**EXERCISE AIM**
Skip the pictures and quote all of the lines exactly.

________

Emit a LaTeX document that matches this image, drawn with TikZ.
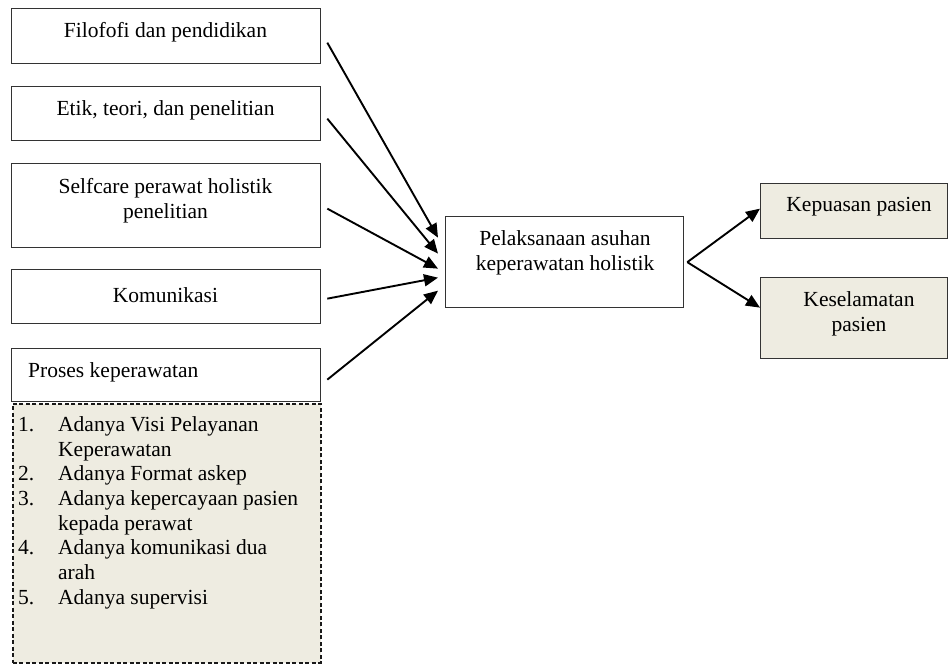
\documentclass[tikz,border=0pt]{standalone}
\usepackage{fontspec}
\setmainfont{Liberation Serif}
\usetikzlibrary{arrows.meta,calc}
\definecolor{beige}{HTML}{EEECE1}
\begin{document}
\begin{tikzpicture}[x=1pt,y=-1pt,
  box/.style={draw=black!80, line width=1.3pt, inner sep=0pt, anchor=north west},
  txt/.style={font=\fontsize{21.5}{24.7}\selectfont, align=center, inner sep=0pt, text=black},
  arr/.style={line width=1.9pt, -{Triangle[length=14pt,width=12pt]}}]
\useasboundingbox (0,0) rectangle (948,664);
% left boxes
\node[box, minimum width=309pt, minimum height=55pt] (b1) at (11,8) {};
\node[box, minimum width=309pt, minimum height=54pt] (b2) at (11,86) {};
\node[box, minimum width=309pt, minimum height=84pt] (b3) at (11,163) {};
\node[box, minimum width=309pt, minimum height=54pt] (b4) at (11,269) {};
\node[box, draw=black!90, line width=1.5pt, dash pattern=on 4pt off 2.5pt, fill=beige, minimum width=308pt, minimum height=259pt] (list) at (12,403) {};
\node[box, minimum width=309pt, minimum height=53pt] (b5) at (11,348) {};
% center and right boxes
\node[box, minimum width=238pt, minimum height=91pt] (c) at (445,216) {};
\node[box, fill=beige, minimum width=187pt, minimum height=55pt] (kp) at (760,183) {};
\node[box, fill=beige, minimum width=187pt, minimum height=81pt] (ks) at (760,277) {};
% texts
\node[txt] (t1) at (165.5,32) {Filofofi dan pendidikan};
\node[txt] (t2) at (165.5,110) {Etik, teori, dan penelitian};
\node[txt] (t3) at (165.5,201) {Selfcare perawat holistik\\penelitian};
\node[txt] (t4) at (165.5,295) {Komunikasi};
\node[txt, anchor=west] (t5) at (28,372) {Proses keperawatan};
\node[txt, anchor=north west, align=left] (tl) at (18,414) {%
\begin{tabular}{@{}p{40pt}@{}l@{}}
1. & Adanya Visi Pelayanan\\
   & Keperawatan\\
2. & Adanya Format askep\\
3. & Adanya kepercayaan pasien\\
   & kepada perawat\\
4. & Adanya komunikasi dua\\
   & arah\\
5. & Adanya supervisi
\end{tabular}};
\node[txt] (tc) at (565,253) {Pelaksanaan asuhan\\keperawatan holistik};
\node[txt] (tkp) at (859,207) {Kepuasan pasien};
\node[txt] (tks) at (859,314) {Keselamatan\\pasien};
% arrows
\draw[arr] ($(b1.east)+(6,6.5)$) -- ($(c.west)+(-7,-24.5)$);
\draw[arr] ($(b2.east)+(6,5)$) -- ($(c.west)+(-7,-8.5)$);
\draw[arr] ($(b3.east)+(6,3)$) -- ($(c.west)+(-7,6.5)$);
\draw[arr] ($(b4.east)+(6,2)$) -- ($(c.west)+(-7,15.5)$);
\draw[arr] ($(b5.east)+(6,4.5)$) -- ($(c.west)+(-7,28.5)$);
\draw[arr] ($(c.east)+(3,0)$) -- ($(kp.west)+(0,-2.5)$);
\draw[arr] ($(c.east)+(3,0)$) -- ($(ks.west)+(0,-10.5)$);
\end{tikzpicture}
\end{document}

________

**REPLY**
Emit a LaTeX document that matches this image, drawn with TikZ.
\documentclass[tikz,border=0pt]{standalone}
\usepackage{fontspec}
\setmainfont{Liberation Serif}
\usetikzlibrary{arrows.meta,calc}
\definecolor{beige}{HTML}{EEECE1}
\begin{document}
\begin{tikzpicture}[x=1pt,y=-1pt,
  box/.style={draw=black!80, line width=1.3pt, inner sep=0pt, anchor=north west},
  txt/.style={font=\fontsize{21.5}{24.7}\selectfont, align=center, inner sep=0pt, text=black},
  arr/.style={line width=1.9pt, -{Triangle[length=14pt,width=12pt]}}]
\useasboundingbox (0,0) rectangle (948,664);
% left boxes
\node[box, minimum width=309pt, minimum height=55pt] (b1) at (11,8) {};
\node[box, minimum width=309pt, minimum height=54pt] (b2) at (11,86) {};
\node[box, minimum width=309pt, minimum height=84pt] (b3) at (11,163) {};
\node[box, minimum width=309pt, minimum height=54pt] (b4) at (11,269) {};
\node[box, draw=black!90, line width=1.5pt, dash pattern=on 4pt off 2.5pt, fill=beige, minimum width=308pt, minimum height=259pt] (list) at (12,403) {};
\node[box, minimum width=309pt, minimum height=53pt] (b5) at (11,348) {};
% center and right boxes
\node[box, minimum width=238pt, minimum height=91pt] (c) at (445,216) {};
\node[box, fill=beige, minimum width=187pt, minimum height=55pt] (kp) at (760,183) {};
\node[box, fill=beige, minimum width=187pt, minimum height=81pt] (ks) at (760,277) {};
% texts
\node[txt] (t1) at (165.5,32) {Filofofi dan pendidikan};
\node[txt] (t2) at (165.5,110) {Etik, teori, dan penelitian};
\node[txt] (t3) at (165.5,201) {Selfcare perawat holistik\\penelitian};
\node[txt] (t4) at (165.5,295) {Komunikasi};
\node[txt, anchor=west] (t5) at (28,372) {Proses keperawatan};
\node[txt, anchor=north west, align=left] (tl) at (18,414) {%
\begin{tabular}{@{}p{40pt}@{}l@{}}
1. & Adanya Visi Pelayanan\\
   & Keperawatan\\
2. & Adanya Format askep\\
3. & Adanya kepercayaan pasien\\
   & kepada perawat\\
4. & Adanya komunikasi dua\\
   & arah\\
5. & Adanya supervisi
\end{tabular}};
\node[txt] (tc) at (565,253) {Pelaksanaan asuhan\\keperawatan holistik};
\node[txt] (tkp) at (859,207) {Kepuasan pasien};
\node[txt] (tks) at (859,314) {Keselamatan\\pasien};
% arrows
\draw[arr] ($(b1.east)+(6,6.5)$) -- ($(c.west)+(-7,-24.5)$);
\draw[arr] ($(b2.east)+(6,5)$) -- ($(c.west)+(-7,-8.5)$);
\draw[arr] ($(b3.east)+(6,3)$) -- ($(c.west)+(-7,6.5)$);
\draw[arr] ($(b4.east)+(6,2)$) -- ($(c.west)+(-7,15.5)$);
\draw[arr] ($(b5.east)+(6,4.5)$) -- ($(c.west)+(-7,28.5)$);
\draw[arr] ($(c.east)+(3,0)$) -- ($(kp.west)+(0,-2.5)$);
\draw[arr] ($(c.east)+(3,0)$) -- ($(ks.west)+(0,-10.5)$);
\end{tikzpicture}
\end{document}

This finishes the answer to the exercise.